HEALTHBEAT: Diseases jump from animals to
humans
The Associated Press
Published June 9, 2003 WIMonkeypoxAnimals
WASHINGTON - The monkeypox outbreak
illustrates a growing problem: Exotic animals give exotic diseases to people
who get too close, a trend that some medical specialists call a serious public
health threat.
Such diseases
can become a threat not just to the people who buy and sell exotic pets, but to
the general public if they spread to native animals and become established in
the United States. Federal health officials are working frantically to ensure
that doesn't happen with monkeypox.
"This is
a harbinger of things to come," warns Michael Osterholm of the University
of Minnesota, who advises the government on infectious disease - and has long
warned that there's too little oversight of the health threats of imported
animals.
"There
are some of us who feel like lone voices in the night" in calling for
better scrutiny, adds Peter Jahrling, a scientist at the U.S. Army Medical
Research Institute. "Perhaps incidents like this might bring some
much-needed re-examinations."
Monkeypox, a
relative of smallpox usually found in tropical African forests, apparently
jumped from an imported Gambian giant rat into prairie dogs when both species
were being housed together by an exotic pet distributor in Illinois.
Health
officials are investigating nearly three dozen possible cases of monkeypox in
people who bought or cared for the prairie dogs, in Wisconsin, Indiana and
Illinois. The outbreak marks the first time monkeypox has been detected in the
Western hemisphere.
Nor is it the
only threat, say critics who fear a growing trend.
SARS, the
respiratory epidemic, is thought to have come from civet cats bred as an exotic
meat in Chinese markets where bats, snakes, badgers and other animals live in
side-by-side cages until they become someone's dinner.
Japan
recently banned the importation of prairie dogs because they can carry plague.
The rodents had been wildly popular as pets in that country.
Just last
summer, a group of prairie dogs caught in South Dakota was discovered to have
another dangerous infection, tularemia - noticed only after the animals were
shipped to 10 other states and five other countries. While the Centers for
Disease Control and Prevention never recorded any human illnesses, it advised
adults who handled the ill rodents to take precautionary antibiotics.
Then there's
salmonella, which iguanas and other reptiles, as well as birds, routinely shed
in their feces. The CDC counts a stunning 90,000 people a year believed to have
caught salmonella from some form of contact with a reptile, either touching it
or touching a surface where the reptile had tracked the bacteria.
A common
scenario, Osterholm says: Parents wash the reptile cage in a bathtub or sink
their child uses, and the child gets sick.

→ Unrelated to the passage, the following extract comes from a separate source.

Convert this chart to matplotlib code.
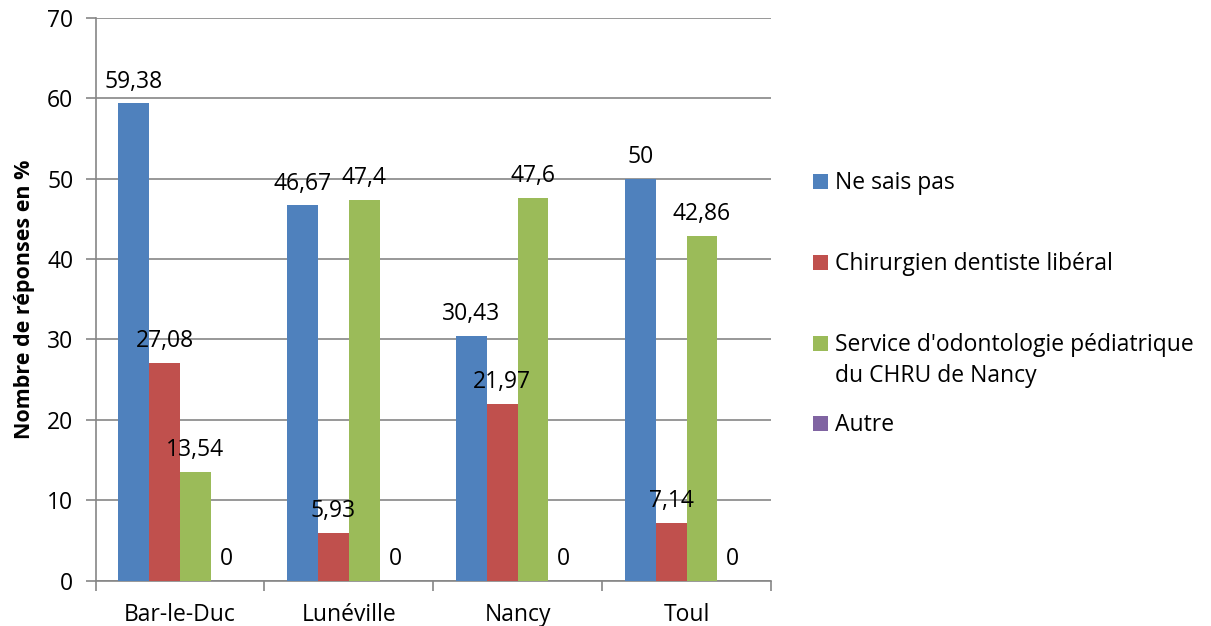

Salmonella can be life-threatening
in children.
Worse is if a
disease jumps from exotic pets into native wildlife - a threat whenever owners
dump an animal that gets too large or tiresome to care for.
CDC's Dr.
Steve Ostroff made a plea Monday for prairie-dog owners not to release their
animals into the wild, but to call a veterinarian or their state health
department for proper care information. Call ahead before taking a sick prairie
dog to a veterinary clinic to guard against possible exposure of other animals
to monkeypox, he said.
Already, a
sick prairie dog has infected a rabbit who lived in the same house; Jahrling
worries that hamsters and gerbils could be incubating monkeypox from pet-store
transmission; in Africa, squirrels carry the virus.
"Even if
we do manage to bring the prairie dog problem under control, it's very
important that we keep our guard up" by watching for monkeypox in other
species, Ostroff said Monday.
There are no
good counts of how many exotic animals are sold, but they're immensely popular,
says Richard Farinato, director of the Humane Society of America's captive
wildlife program. Some 800,000 iguanas alone are imported for the pet trade.
There is
little federal scrutiny of most imported animals for potential human health
risk, and rules on owning and selling exotic animals vary by state and city.
"We have
a policy that says don't buy these kinds of animals as pets. This (monkeypox)
is one example of why," Farinato says.
But even the
critics aren't immune to the lure of exotic pets. Osterholm several years ago
let his teenage son buy an African dwarf hedgehog, another pet fad - on
condition that it be tested for disease. Osterholm's laboratory found the
animal harbored three strains of salmonella never before seen in Minnesota.
They kept the
hedgehog, but "extreme hand washing took place," Osterholm recalls.
"It wasn't that fun."
EDITOR'S NOTE - Lauran Neergaard
covers health and medical issues for The Associated Press in Washington.